BRONKS: Us/Them

We live in a lovely town with parks and shops and very good schools. We have fathers who work hard as doctors and farmers and butchers, and we have pretty smiling mothers. Our school is School Number One – the biggest and best school in the town. We have a lovely big gymnasium – see here, I’m drawing it for you, in chalk on the ground. Here are the doors, and there are the emergency exits. Only two exits, so it is easy to barricade. And over here is the playground. And beyond, the forest. On the other side of the forest, across the border, is where ‘They’ live. ‘They’ don’t have fathers that work. There are lots of bad men there, paedophiles. Their mothers are not pretty and kind. Their mothers have dark moustaches. In our school, we have assembly, and we sing songs. The song we sing most is about a Wonderful New Future.’Wonderful new future, we run into your arms.’

But for these two children, our storytellers, there is no wonderful new future. There is instead a siege. 1,148 people, the majority children, are being held hostage in the gymnasium. No, wait – 1,146. No, now it is 1,139. Numbers. Statistics.

If it was a normal day, and not a siege day, first lesson would be mathematics. The boy starts in on complicated sums. The girl has five roubles in her piggy bank. Five roubles divided up amongst 35 terrorists is – well, not a lot. But maybe they don’t all want money, the children muse. Maybe some of them want ‘peace’. More sums. Oh and remember, the two women terrorists blew themselves up, so there are only 33 terrorists. More sums. Problem solving. Maybe the female terrorists would like my Barbie dolls, says the girl. No, says the boy, they are dead, remember? And the men terrorists won’t want Barbies.

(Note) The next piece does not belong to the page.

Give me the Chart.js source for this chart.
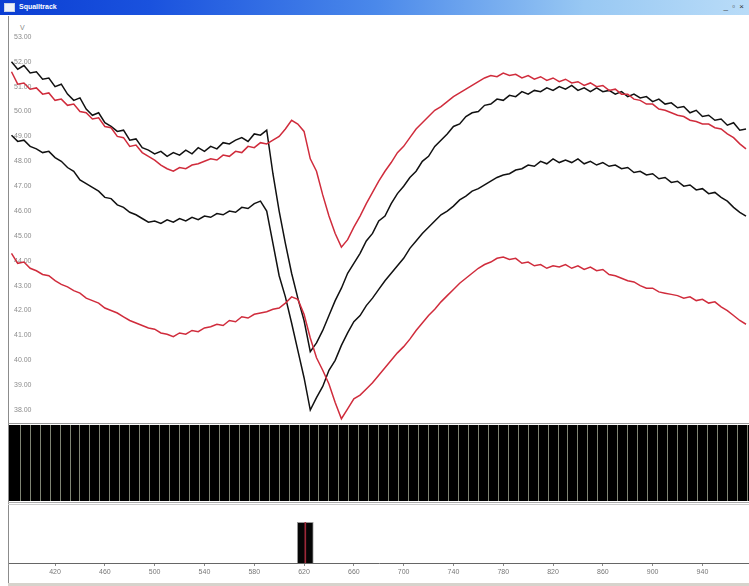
<!DOCTYPE html>
<html>
<head>
<meta charset="utf-8">
<title>Squalltrack</title>
<script src="https://cdn.jsdelivr.net/npm/chart.js@4.4.1/dist/chart.umd.min.js"></script>
<style>
  html, body { margin: 0; padding: 0; }
  body { width: 749px; height: 586px; overflow: hidden; position: relative; background: #fff;
         font-family: "Liberation Sans", Arial, sans-serif; }
  .titlebar { position: absolute; left: 0; top: 0; width: 749px; height: 15px;
    background: linear-gradient(to right, #0b3ed3 0%, #1a52de 20%, #4a88ea 50%, #98c8f3 78%, #b9dcf8 100%); }
  .titlebar .icon { position: absolute; left: 4px; top: 3px; width: 9px; height: 7px; background: #eef2fa; border: 1px solid #c8d4e8; }
  .titlebar .name { position: absolute; left: 19px; top: 2px; color: #fff; font-size: 7px; font-weight: bold; line-height: 10px; }
  .titlebar .btns { position: absolute; right: 4px; top: 2px; font-size: 8px; color: #333; letter-spacing: 1px; line-height: 10px; }
  .vline { position: absolute; left: 8px; top: 16px; width: 1px; height: 567px; background: #8c8c8c; }
  .hline { position: absolute; left: 8px; width: 741px; height: 1px; }
  canvas { position: absolute; }
  #unit { position: absolute; left: 20px; top: 24px; font-size: 7px; color: #888; }
</style>
</head>
<body>
<div class="titlebar"><div class="icon"></div><div class="name">Squalltrack</div><div class="btns">_ ▫ ×</div></div>
<div class="vline"></div>
<div id="unit">V</div>
<canvas id="traceChart" width="740" height="400" style="left:9px; top:22px;"></canvas>
<div class="hline" style="top:423px; background:#999;"></div>
<canvas id="bandChart" width="740" height="76" style="left:9px; top:425px; background:#000;"></canvas>
<div class="hline" style="top:502px; background:#aaa;"></div>
<div class="hline" style="top:504px; background:#ccc;"></div>
<canvas id="barChart" width="740" height="78" style="left:9px; top:505px;"></canvas>
<div class="hline" style="top:583px; height:3px; background:#d6d3cc;"></div>
<script>
// Sample times (x axis units)
const times = [
    385, 390, 395, 400, 405, 410, 415, 420, 425, 430,
    435, 440, 445, 450, 455, 460, 465, 470, 475, 480,
    485, 490, 495, 500, 505, 510, 515, 520, 525, 530,
    535, 540, 545, 550, 555, 560, 565, 570, 575, 580,
    585, 590, 595, 600, 605, 610, 615, 620, 625, 630,
    635, 640, 645, 650, 655, 660, 665, 670, 675, 680,
    685, 690, 695, 700, 705, 710, 715, 720, 725, 730,
    735, 740, 745, 750, 755, 760, 765, 770, 775, 780,
    785, 790, 795, 800, 805, 810, 815, 820, 825, 830,
    835, 840, 845, 850, 855, 860, 865, 870, 875, 880,
    885, 890, 895, 900, 905, 910, 915, 920, 925, 930,
    935, 940, 945, 950, 955, 960, 965, 970, 975
];

// Upper black trace
const blackUpper = [
    52.0, 51.7, 51.85, 51.55, 51.6, 51.3, 51.35, 51.0, 51.1, 50.7,
    50.45, 50.55, 50.1, 49.85, 49.95, 49.55, 49.4, 49.2, 49.25, 48.85,
    48.9, 48.55, 48.45, 48.3, 48.4, 48.2, 48.35, 48.25, 48.45, 48.3,
    48.55, 48.4, 48.6, 48.5, 48.75, 48.7, 48.85, 48.95, 48.8, 49.1,
    49.05, 49.25, 47.5, 46.0, 44.7, 43.5, 42.5, 41.6, 40.35, 40.7,
    41.2, 41.8, 42.4, 42.9, 43.5, 43.9, 44.3, 44.8, 45.1, 45.6,
    45.8, 46.3, 46.7, 47.0, 47.35, 47.6, 48.0, 48.2, 48.6, 48.85,
    49.1, 49.4, 49.5, 49.8, 49.95, 50.0, 50.25, 50.3, 50.5, 50.45,
    50.65, 50.6, 50.8, 50.7, 50.85, 50.8, 50.95, 50.85, 51.0, 50.9,
    51.05, 50.85, 50.95, 50.8, 50.95, 50.8, 50.85, 50.7, 50.8, 50.6,
    50.7, 50.55, 50.6, 50.4, 50.5, 50.3, 50.35, 50.15, 50.2, 49.95,
    50.05, 49.8, 49.85, 49.65, 49.7, 49.45, 49.55, 49.25, 49.3
];

// Upper red trace
const redUpper = [
    51.6, 51.1, 51.15, 50.9, 50.95, 50.7, 50.75, 50.45, 50.5, 50.25,
    50.3, 50.0, 49.95, 49.7, 49.75, 49.4, 49.35, 49.0, 48.95, 48.6,
    48.65, 48.35, 48.2, 48.05, 47.85, 47.7, 47.6, 47.75, 47.7, 47.85,
    47.9, 48.0, 48.1, 48.05, 48.25, 48.2, 48.4, 48.35, 48.6, 48.55,
    48.75, 48.7, 48.85, 49.0, 49.3, 49.65, 49.5, 49.2, 48.1, 47.6,
    46.65, 45.8, 45.1, 44.55, 44.85, 45.35, 45.8, 46.3, 46.75, 47.2,
    47.6, 47.95, 48.35, 48.6, 48.95, 49.3, 49.55, 49.8, 50.05, 50.2,
    50.4, 50.6, 50.75, 50.9, 51.05, 51.2, 51.35, 51.45, 51.4, 51.55,
    51.45, 51.5, 51.35, 51.45, 51.3, 51.4, 51.25, 51.35, 51.2, 51.3,
    51.15, 51.2, 51.05, 51.15, 51.0, 51.05, 50.85, 50.9, 50.7, 50.7,
    50.5, 50.45, 50.3, 50.3, 50.1, 50.05, 49.95, 49.85, 49.8, 49.65,
    49.6, 49.5, 49.5, 49.35, 49.3, 49.1, 48.95, 48.7, 48.5
];

// Lower black trace
const blackLower = [
    49.05, 48.8, 48.85, 48.6, 48.5, 48.35, 48.4, 48.15, 48.0, 47.75,
    47.6, 47.25, 47.1, 46.95, 46.8, 46.55, 46.5, 46.25, 46.15, 45.95,
    45.85, 45.7, 45.55, 45.6, 45.5, 45.65, 45.55, 45.7, 45.6, 45.75,
    45.65, 45.8, 45.75, 45.9, 45.85, 46.0, 45.95, 46.15, 46.1, 46.3,
    46.4, 46.0, 44.7, 43.4, 42.55, 41.5, 40.4, 39.3, 38.0, 38.5,
    38.95, 39.6, 40.0, 40.6, 41.1, 41.55, 41.8, 42.2, 42.5, 42.85,
    43.2, 43.5, 43.8, 44.1, 44.5, 44.8, 45.1, 45.35, 45.6, 45.85,
    46.0, 46.2, 46.45, 46.6, 46.8, 46.9, 47.05, 47.2, 47.35, 47.45,
    47.5, 47.65, 47.7, 47.85, 47.8, 48.0, 47.9, 48.1, 47.95, 48.05,
    47.95, 48.1, 47.9, 48.0, 47.85, 47.95, 47.8, 47.85, 47.7, 47.75,
    47.55, 47.6, 47.45, 47.5, 47.3, 47.35, 47.15, 47.2, 47.0, 47.05,
    46.85, 46.9, 46.7, 46.75, 46.55, 46.4, 46.15, 45.95, 45.8
];

// Lower red trace
const redLower = [
    44.3, 43.9, 43.95, 43.7, 43.6, 43.45, 43.4, 43.2, 43.05, 42.95,
    42.8, 42.7, 42.5, 42.4, 42.3, 42.1, 42.0, 41.9, 41.75, 41.6,
    41.5, 41.4, 41.3, 41.25, 41.1, 41.05, 40.95, 41.1, 41.05, 41.2,
    41.15, 41.3, 41.35, 41.45, 41.4, 41.6, 41.55, 41.75, 41.7, 41.85,
    41.9, 41.95, 42.05, 42.1, 42.3, 42.55, 42.45, 41.85, 40.9, 40.1,
    39.6, 39.05, 38.3, 37.65, 38.05, 38.45, 38.6, 38.85, 39.1, 39.4,
    39.7, 40.0, 40.3, 40.55, 40.85, 41.2, 41.5, 41.8, 42.05, 42.35,
    42.6, 42.85, 43.1, 43.3, 43.5, 43.7, 43.85, 43.95, 44.1, 44.15,
    44.05, 44.1, 43.9, 43.95, 43.8, 43.85, 43.7, 43.8, 43.75, 43.85,
    43.7, 43.8, 43.65, 43.75, 43.6, 43.65, 43.45, 43.4, 43.3, 43.2,
    43.15, 43.0, 42.9, 42.9, 42.75, 42.7, 42.65, 42.6, 42.5, 42.55,
    42.4, 42.45, 42.3, 42.35, 42.15, 42.0, 41.8, 41.6, 41.45
];

// Event marker in the bottom strip
const markerTimes = [621];
const markerLevel = [0.7];

// Tick labels
const yTickValues = [38, 39, 40, 41, 42, 43, 44, 45, 46, 47, 48, 49, 50, 51, 52, 53];
const xTickValues = [420, 460, 500, 540, 580, 620, 660, 700, 740, 780, 820, 860, 900, 940];

// Axis ranges
const xMin = 383;
const xMax = 977.4;
const yMin = 37.52;
const yMax = 53.6;

const labelFont = { family: '"Liberation Sans", Arial, sans-serif', size: 7 };

function toPoints(values) {
    return times.map((t, i) => ({ x: t, y: values[i] }));
}

// Grid positions of the black band (every 8 units)
const bandLines = [];
for (let v = 392; v < xMax; v += 8) bandLines.push(v);

// Main traces
new Chart(document.getElementById('traceChart'), {
    type: 'line',
    data: {
        datasets: [
            { data: toPoints(redUpper), borderColor: '#d02c3c' },
            { data: toPoints(redLower), borderColor: '#d02c3c' },
            { data: toPoints(blackUpper), borderColor: '#111111' },
            { data: toPoints(blackLower), borderColor: '#111111' }
        ].map(ds => Object.assign(ds, { borderWidth: 1.5, pointRadius: 0, tension: 0, fill: false }))
    },
    options: {
        responsive: false,
        animation: false,
        events: [],
        layout: { padding: 0 },
        plugins: { legend: { display: false }, tooltip: { enabled: false } },
        scales: {
            x: { type: 'linear', display: false, min: xMin, max: xMax },
            y: {
                min: yMin,
                max: yMax,
                afterBuildTicks: s => { s.ticks = yTickValues.map(v => ({ value: v })); },
                afterFit: s => { s.width = 0; s.paddingTop = 0; s.paddingBottom = 0; },
                grid: { display: false },
                border: { display: false },
                ticks: {
                    mirror: true,
                    padding: 5,
                    autoSkip: false,
                    color: '#8c8c8c',
                    font: labelFont,
                    callback: v => Number(v).toFixed(2)
                }
            }
        }
    }
});

// Black band with grid lines
new Chart(document.getElementById('bandChart'), {
    type: 'line',
    data: { datasets: [] },
    options: {
        responsive: false,
        animation: false,
        events: [],
        layout: { padding: 0 },
        plugins: { legend: { display: false }, tooltip: { enabled: false } },
        scales: {
            x: {
                type: 'linear',
                min: xMin,
                max: xMax,
                afterBuildTicks: s => { s.ticks = bandLines.map(v => ({ value: v })); },
                afterFit: s => { s.height = 0; s.paddingLeft = 0; s.paddingRight = 0; },
                ticks: { display: false },
                border: { display: false },
                grid: { color: '#7f8474', lineWidth: 1, drawTicks: false }
            },
            y: { display: false, min: 0, max: 1 }
        }
    }
});

// Bottom strip with marker bar and time axis
new Chart(document.getElementById('barChart'), {
    type: 'bar',
    data: {
        datasets: [
            {
                data: markerTimes.map((t, i) => ({ x: t, y: markerLevel[i] })),
                backgroundColor: '#9c2838',
                barThickness: 1,
                grouped: false
            },
            {
                data: markerTimes.map((t, i) => ({ x: t, y: markerLevel[i] })),
                backgroundColor: '#050505',
                borderColor: '#999',
                borderWidth: 1,
                barThickness: 16,
                grouped: false
            }
        ]
    },
    options: {
        responsive: false,
        animation: false,
        events: [],
        layout: { padding: 0 },
        plugins: { legend: { display: false }, tooltip: { enabled: false } },
        scales: {
            x: {
                type: 'linear',
                min: xMin,
                max: xMax,
                offset: false,
                afterBuildTicks: s => { s.ticks = xTickValues.map(v => ({ value: v })); },
                afterFit: s => { s.height = 20; s.paddingLeft = 0; s.paddingRight = 0; },
                grid: { offset: false, drawOnChartArea: false, drawTicks: true, tickLength: 3, color: '#888' },
                border: { color: '#666' },
                ticks: { color: '#777', font: labelFont, padding: 2, maxRotation: 0, autoSkip: false }
            },
            y: { display: false, min: 0, max: 1 }
        }
    }
});
</script>
</body>
</html>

Meanwhile, it is getting hotter and hotter. The children stand enmeshed in a carefully constructed web of string and balloons. They try hard to stand still with their hands in the air, as they’ve been told to do. They are not allowed to drink. Or to talk, Or to drink. Or to wriggle too much. Or to drink. Or to pick their noses. Or to drink. They are so so so hot and so so so thirsty. The are not allowed to wee. Or to poo. Yes we are, says the girl, correcting the boy. We are just not allowed to go to the toilet. Do you need to go yet, she asks him. He shakes his head vehemently, and bites his lip.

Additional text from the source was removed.